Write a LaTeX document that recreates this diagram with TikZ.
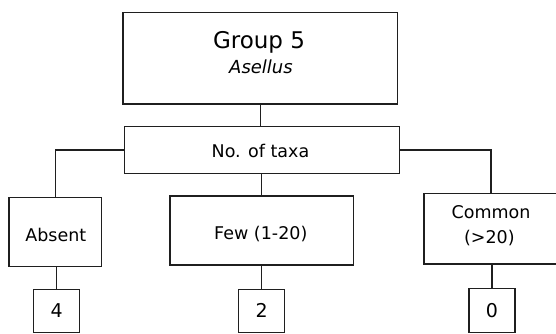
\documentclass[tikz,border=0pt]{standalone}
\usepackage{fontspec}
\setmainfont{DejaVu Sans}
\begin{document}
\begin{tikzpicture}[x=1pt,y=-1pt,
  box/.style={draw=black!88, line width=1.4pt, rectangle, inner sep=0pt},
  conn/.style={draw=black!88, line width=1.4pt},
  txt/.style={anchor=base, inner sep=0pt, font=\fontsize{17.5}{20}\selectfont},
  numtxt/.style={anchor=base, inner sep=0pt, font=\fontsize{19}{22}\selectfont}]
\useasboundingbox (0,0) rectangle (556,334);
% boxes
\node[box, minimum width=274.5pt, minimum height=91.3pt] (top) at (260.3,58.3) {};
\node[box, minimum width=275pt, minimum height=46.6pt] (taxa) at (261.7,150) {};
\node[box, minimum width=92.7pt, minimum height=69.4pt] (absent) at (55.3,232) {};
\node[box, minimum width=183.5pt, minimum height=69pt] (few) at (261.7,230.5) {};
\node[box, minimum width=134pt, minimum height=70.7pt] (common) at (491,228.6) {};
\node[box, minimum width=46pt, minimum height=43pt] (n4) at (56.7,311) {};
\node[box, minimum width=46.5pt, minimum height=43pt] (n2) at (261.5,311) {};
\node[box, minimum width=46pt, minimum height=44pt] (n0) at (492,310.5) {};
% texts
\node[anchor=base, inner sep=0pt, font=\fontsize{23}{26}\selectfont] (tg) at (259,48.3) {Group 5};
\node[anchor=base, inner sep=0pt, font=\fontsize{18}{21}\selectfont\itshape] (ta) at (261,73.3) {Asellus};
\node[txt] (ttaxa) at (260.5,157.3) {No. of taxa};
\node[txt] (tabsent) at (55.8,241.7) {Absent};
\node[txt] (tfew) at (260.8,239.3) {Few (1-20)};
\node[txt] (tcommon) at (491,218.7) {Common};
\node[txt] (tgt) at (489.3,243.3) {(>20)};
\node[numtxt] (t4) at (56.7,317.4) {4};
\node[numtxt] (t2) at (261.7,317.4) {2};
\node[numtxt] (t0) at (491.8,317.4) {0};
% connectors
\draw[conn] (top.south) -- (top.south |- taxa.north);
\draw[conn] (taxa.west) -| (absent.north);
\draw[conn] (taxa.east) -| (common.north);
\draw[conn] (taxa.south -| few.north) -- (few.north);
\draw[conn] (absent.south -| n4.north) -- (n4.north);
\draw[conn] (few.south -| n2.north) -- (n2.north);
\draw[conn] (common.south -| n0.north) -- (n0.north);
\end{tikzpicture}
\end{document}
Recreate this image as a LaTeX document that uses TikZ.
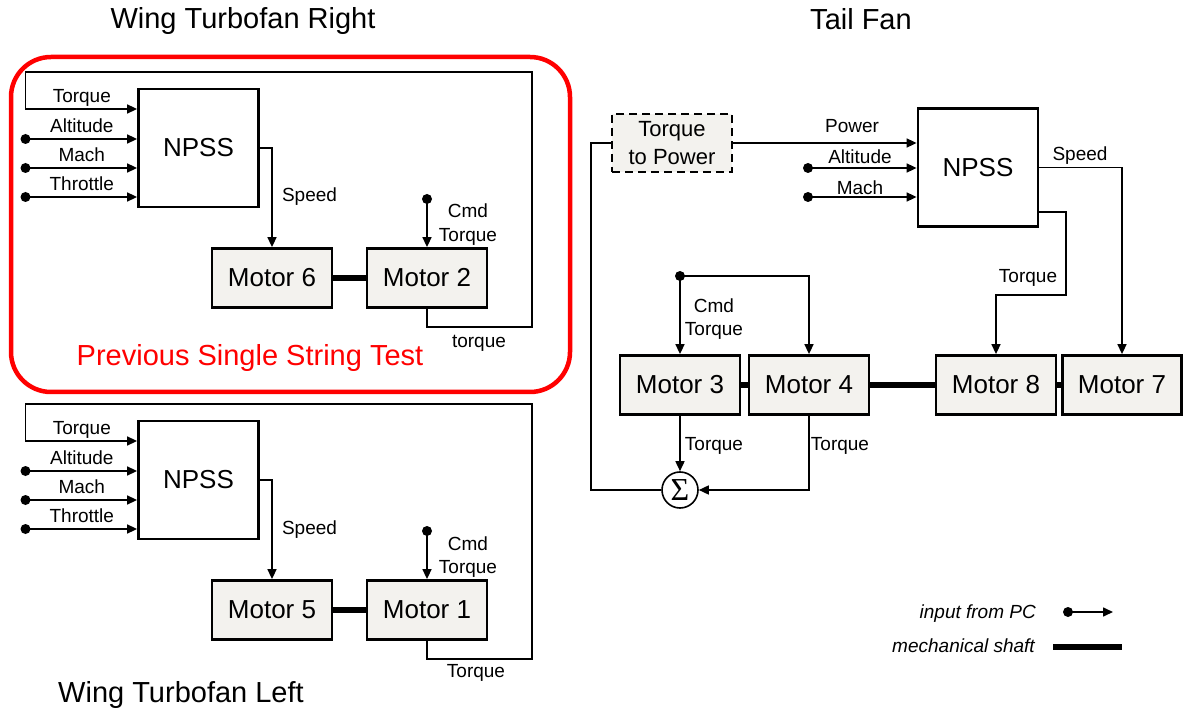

- _TASK STATEMENT_: Repeat the listing in full and exactly. Leave any pictures out.

- _EXERCISE OUTPUT_:
Write a LaTeX document that recreates this diagram with TikZ.
\documentclass[tikz,border=0pt]{standalone}
\usepackage{fontspec}
\setmainfont{DejaVu Sans}
\begin{document}
\begin{tikzpicture}[x=1pt,y=-1pt,
  box/.style={draw=black!88, line width=1.4pt, rectangle, inner sep=0pt},
  conn/.style={draw=black!88, line width=1.4pt},
  txt/.style={anchor=base, inner sep=0pt, font=\fontsize{17.5}{20}\selectfont},
  numtxt/.style={anchor=base, inner sep=0pt, font=\fontsize{19}{22}\selectfont}]
\useasboundingbox (0,0) rectangle (556,334);
% boxes
\node[box, minimum width=274.5pt, minimum height=91.3pt] (top) at (260.3,58.3) {};
\node[box, minimum width=275pt, minimum height=46.6pt] (taxa) at (261.7,150) {};
\node[box, minimum width=92.7pt, minimum height=69.4pt] (absent) at (55.3,232) {};
\node[box, minimum width=183.5pt, minimum height=69pt] (few) at (261.7,230.5) {};
\node[box, minimum width=134pt, minimum height=70.7pt] (common) at (491,228.6) {};
\node[box, minimum width=46pt, minimum height=43pt] (n4) at (56.7,311) {};
\node[box, minimum width=46.5pt, minimum height=43pt] (n2) at (261.5,311) {};
\node[box, minimum width=46pt, minimum height=44pt] (n0) at (492,310.5) {};
% texts
\node[anchor=base, inner sep=0pt, font=\fontsize{23}{26}\selectfont] (tg) at (259,48.3) {Group 5};
\node[anchor=base, inner sep=0pt, font=\fontsize{18}{21}\selectfont\itshape] (ta) at (261,73.3) {Asellus};
\node[txt] (ttaxa) at (260.5,157.3) {No. of taxa};
\node[txt] (tabsent) at (55.8,241.7) {Absent};
\node[txt] (tfew) at (260.8,239.3) {Few (1-20)};
\node[txt] (tcommon) at (491,218.7) {Common};
\node[txt] (tgt) at (489.3,243.3) {(>20)};
\node[numtxt] (t4) at (56.7,317.4) {4};
\node[numtxt] (t2) at (261.7,317.4) {2};
\node[numtxt] (t0) at (491.8,317.4) {0};
% connectors
\draw[conn] (top.south) -- (top.south |- taxa.north);
\draw[conn] (taxa.west) -| (absent.north);
\draw[conn] (taxa.east) -| (common.north);
\draw[conn] (taxa.south -| few.north) -- (few.north);
\draw[conn] (absent.south -| n4.north) -- (n4.north);
\draw[conn] (few.south -| n2.north) -- (n2.north);
\draw[conn] (common.south -| n0.north) -- (n0.north);
\end{tikzpicture}
\end{document}
Recreate this image as a LaTeX document that uses TikZ.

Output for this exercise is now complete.